[START]

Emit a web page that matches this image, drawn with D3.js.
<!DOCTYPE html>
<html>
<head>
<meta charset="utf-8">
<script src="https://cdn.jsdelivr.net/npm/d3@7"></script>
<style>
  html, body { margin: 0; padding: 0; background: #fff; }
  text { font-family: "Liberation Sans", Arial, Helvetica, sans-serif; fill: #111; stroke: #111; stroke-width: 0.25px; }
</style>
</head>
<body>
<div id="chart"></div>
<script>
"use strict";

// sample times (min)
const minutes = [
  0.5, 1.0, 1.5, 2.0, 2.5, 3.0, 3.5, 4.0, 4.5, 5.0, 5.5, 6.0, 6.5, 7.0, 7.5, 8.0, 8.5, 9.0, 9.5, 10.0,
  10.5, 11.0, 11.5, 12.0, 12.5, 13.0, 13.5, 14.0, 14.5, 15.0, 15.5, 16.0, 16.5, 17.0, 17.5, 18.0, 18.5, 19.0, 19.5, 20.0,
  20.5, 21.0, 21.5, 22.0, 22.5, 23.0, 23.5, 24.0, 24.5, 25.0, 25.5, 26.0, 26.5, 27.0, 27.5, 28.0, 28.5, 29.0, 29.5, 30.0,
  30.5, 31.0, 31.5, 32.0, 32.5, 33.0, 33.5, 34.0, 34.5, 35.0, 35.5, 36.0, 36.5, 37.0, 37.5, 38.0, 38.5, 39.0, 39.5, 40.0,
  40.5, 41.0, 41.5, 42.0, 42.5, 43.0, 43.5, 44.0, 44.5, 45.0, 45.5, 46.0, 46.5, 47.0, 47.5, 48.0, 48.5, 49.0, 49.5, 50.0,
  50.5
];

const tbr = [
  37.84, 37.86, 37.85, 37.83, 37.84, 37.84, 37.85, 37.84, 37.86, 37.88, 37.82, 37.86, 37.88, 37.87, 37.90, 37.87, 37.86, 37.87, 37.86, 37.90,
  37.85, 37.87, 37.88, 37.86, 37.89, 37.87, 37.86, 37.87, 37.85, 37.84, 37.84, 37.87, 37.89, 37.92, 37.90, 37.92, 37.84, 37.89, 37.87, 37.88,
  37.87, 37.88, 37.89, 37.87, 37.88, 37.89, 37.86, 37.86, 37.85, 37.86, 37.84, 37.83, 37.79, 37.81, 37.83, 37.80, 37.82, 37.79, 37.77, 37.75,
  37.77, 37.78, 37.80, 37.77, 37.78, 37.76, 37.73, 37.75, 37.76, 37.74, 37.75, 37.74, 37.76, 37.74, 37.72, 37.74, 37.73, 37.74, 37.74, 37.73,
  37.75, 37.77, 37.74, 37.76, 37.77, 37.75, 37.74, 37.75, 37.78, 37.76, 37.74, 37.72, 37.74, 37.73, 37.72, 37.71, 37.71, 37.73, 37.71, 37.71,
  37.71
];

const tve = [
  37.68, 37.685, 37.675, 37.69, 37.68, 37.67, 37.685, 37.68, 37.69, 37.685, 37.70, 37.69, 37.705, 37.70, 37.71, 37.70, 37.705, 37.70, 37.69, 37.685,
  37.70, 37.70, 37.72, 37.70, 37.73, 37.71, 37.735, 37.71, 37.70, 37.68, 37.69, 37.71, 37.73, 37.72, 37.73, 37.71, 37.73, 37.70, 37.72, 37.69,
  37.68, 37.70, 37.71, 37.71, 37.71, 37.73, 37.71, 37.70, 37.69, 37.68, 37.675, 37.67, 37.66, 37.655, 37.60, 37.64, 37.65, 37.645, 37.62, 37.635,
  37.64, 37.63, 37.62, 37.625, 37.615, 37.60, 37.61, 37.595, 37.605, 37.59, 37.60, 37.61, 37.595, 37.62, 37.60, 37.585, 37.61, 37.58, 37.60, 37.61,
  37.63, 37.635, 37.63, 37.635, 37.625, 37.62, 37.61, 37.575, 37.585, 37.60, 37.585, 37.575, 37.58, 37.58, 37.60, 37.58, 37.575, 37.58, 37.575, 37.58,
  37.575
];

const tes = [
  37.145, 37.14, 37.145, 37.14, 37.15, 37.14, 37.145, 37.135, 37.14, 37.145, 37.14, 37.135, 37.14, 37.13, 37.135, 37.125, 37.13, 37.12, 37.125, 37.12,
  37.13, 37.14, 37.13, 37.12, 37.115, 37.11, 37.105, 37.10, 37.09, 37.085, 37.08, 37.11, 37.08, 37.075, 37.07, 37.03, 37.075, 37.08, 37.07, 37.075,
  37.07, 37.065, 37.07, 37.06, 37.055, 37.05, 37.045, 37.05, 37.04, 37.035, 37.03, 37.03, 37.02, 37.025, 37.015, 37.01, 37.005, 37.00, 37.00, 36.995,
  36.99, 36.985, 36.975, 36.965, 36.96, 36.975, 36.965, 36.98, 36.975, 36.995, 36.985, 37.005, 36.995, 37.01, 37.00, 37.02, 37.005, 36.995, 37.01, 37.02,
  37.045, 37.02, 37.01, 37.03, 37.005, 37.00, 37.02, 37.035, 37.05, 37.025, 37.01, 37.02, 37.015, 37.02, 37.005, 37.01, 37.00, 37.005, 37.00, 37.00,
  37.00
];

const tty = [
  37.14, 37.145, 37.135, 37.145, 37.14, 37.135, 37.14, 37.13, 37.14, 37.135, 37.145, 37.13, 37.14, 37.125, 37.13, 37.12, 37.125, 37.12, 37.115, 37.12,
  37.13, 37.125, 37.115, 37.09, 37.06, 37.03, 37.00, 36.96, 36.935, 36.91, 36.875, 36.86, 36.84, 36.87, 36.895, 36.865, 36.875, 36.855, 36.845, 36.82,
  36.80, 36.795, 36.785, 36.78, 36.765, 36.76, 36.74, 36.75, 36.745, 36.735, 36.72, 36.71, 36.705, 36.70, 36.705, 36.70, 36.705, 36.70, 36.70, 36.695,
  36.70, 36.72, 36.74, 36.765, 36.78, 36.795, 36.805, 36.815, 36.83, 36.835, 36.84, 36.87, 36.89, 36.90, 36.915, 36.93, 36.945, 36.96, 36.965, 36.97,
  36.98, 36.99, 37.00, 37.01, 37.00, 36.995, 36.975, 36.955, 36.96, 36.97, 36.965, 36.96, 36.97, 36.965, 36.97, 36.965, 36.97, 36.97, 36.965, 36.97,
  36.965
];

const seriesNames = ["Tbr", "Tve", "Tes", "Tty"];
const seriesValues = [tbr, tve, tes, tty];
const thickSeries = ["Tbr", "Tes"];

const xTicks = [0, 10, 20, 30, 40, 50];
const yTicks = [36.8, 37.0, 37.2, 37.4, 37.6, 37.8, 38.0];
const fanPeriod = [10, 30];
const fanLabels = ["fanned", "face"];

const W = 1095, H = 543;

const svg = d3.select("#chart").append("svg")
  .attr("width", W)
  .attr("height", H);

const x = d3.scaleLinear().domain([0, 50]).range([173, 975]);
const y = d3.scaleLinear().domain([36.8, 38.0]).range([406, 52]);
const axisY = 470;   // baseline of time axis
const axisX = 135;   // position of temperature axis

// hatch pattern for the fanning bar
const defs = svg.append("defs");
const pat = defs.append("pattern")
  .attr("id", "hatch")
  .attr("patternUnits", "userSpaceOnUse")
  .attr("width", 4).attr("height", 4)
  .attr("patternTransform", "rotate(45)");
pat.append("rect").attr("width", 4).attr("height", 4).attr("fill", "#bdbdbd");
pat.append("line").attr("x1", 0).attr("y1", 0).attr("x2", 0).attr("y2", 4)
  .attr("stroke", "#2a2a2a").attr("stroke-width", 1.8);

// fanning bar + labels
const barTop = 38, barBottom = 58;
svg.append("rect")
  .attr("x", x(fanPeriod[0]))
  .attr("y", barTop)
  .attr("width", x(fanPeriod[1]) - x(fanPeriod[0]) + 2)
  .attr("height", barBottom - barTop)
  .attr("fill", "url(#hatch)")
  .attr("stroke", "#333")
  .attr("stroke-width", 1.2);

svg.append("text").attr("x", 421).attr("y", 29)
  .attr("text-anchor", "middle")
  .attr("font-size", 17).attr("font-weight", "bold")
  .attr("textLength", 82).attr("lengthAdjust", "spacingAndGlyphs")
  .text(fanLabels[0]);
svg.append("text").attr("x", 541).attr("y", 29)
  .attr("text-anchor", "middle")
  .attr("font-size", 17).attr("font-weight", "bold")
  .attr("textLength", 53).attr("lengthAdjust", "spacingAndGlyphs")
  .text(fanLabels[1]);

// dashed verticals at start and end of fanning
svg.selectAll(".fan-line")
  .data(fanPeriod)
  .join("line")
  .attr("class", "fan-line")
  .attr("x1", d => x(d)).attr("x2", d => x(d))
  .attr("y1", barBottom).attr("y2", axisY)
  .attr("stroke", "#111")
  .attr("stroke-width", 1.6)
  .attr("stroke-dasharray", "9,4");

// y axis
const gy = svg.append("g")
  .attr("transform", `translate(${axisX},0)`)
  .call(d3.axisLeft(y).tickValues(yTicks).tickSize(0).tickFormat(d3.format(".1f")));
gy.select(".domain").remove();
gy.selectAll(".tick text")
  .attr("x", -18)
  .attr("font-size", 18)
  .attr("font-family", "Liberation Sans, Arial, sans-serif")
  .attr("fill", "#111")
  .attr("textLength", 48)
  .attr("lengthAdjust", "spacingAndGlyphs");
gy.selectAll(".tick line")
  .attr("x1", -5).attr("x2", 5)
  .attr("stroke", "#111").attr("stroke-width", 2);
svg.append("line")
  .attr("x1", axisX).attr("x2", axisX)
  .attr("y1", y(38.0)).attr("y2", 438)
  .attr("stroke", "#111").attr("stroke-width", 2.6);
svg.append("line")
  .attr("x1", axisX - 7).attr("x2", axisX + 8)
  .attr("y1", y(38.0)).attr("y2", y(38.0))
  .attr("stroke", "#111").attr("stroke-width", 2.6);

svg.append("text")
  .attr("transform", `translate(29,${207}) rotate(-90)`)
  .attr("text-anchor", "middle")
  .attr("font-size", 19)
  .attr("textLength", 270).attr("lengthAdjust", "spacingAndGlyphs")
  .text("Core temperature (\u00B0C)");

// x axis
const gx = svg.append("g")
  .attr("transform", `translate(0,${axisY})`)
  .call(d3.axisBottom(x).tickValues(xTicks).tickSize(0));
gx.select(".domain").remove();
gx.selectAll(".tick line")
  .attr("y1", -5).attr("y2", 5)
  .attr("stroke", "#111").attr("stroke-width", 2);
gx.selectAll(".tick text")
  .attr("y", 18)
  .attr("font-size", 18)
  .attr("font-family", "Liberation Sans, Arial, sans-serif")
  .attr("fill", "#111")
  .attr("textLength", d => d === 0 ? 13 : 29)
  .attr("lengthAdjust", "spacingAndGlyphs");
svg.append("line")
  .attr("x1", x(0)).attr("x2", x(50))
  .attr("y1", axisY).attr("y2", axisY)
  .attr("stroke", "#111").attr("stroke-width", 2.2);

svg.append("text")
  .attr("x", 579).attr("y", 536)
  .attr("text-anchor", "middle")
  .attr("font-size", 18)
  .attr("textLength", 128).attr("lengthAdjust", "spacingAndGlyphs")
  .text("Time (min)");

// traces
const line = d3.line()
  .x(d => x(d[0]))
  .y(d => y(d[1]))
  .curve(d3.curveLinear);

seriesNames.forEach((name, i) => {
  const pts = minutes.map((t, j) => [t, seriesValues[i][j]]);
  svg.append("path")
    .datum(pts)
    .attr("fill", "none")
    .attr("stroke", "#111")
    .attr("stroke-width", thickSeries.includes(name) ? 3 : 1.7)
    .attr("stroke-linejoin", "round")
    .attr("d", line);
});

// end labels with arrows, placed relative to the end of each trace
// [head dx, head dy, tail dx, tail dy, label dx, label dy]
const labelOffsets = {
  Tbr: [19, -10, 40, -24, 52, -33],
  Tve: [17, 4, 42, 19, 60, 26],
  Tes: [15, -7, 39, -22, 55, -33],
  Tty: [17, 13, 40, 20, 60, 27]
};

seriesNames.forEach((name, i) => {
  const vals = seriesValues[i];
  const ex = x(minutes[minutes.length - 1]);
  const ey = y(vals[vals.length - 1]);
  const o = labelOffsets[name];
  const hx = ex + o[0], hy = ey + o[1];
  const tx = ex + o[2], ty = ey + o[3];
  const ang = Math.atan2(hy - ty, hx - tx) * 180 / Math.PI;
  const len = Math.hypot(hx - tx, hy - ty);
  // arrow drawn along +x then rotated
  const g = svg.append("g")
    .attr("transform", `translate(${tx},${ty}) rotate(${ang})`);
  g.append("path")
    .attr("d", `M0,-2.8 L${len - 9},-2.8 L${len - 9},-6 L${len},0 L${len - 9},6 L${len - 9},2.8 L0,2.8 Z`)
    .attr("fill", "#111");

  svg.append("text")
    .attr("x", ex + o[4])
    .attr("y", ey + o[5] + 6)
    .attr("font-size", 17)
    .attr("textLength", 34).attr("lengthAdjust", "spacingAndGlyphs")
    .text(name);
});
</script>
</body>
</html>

[END]

REQUIREMENTS. Search the material above for "with". Pull out each line where it shows up.

FINAL ANSWER.
Emit a web page that matches this image, drawn with D3.js.
// end labels with arrows, placed relative to the end of each trace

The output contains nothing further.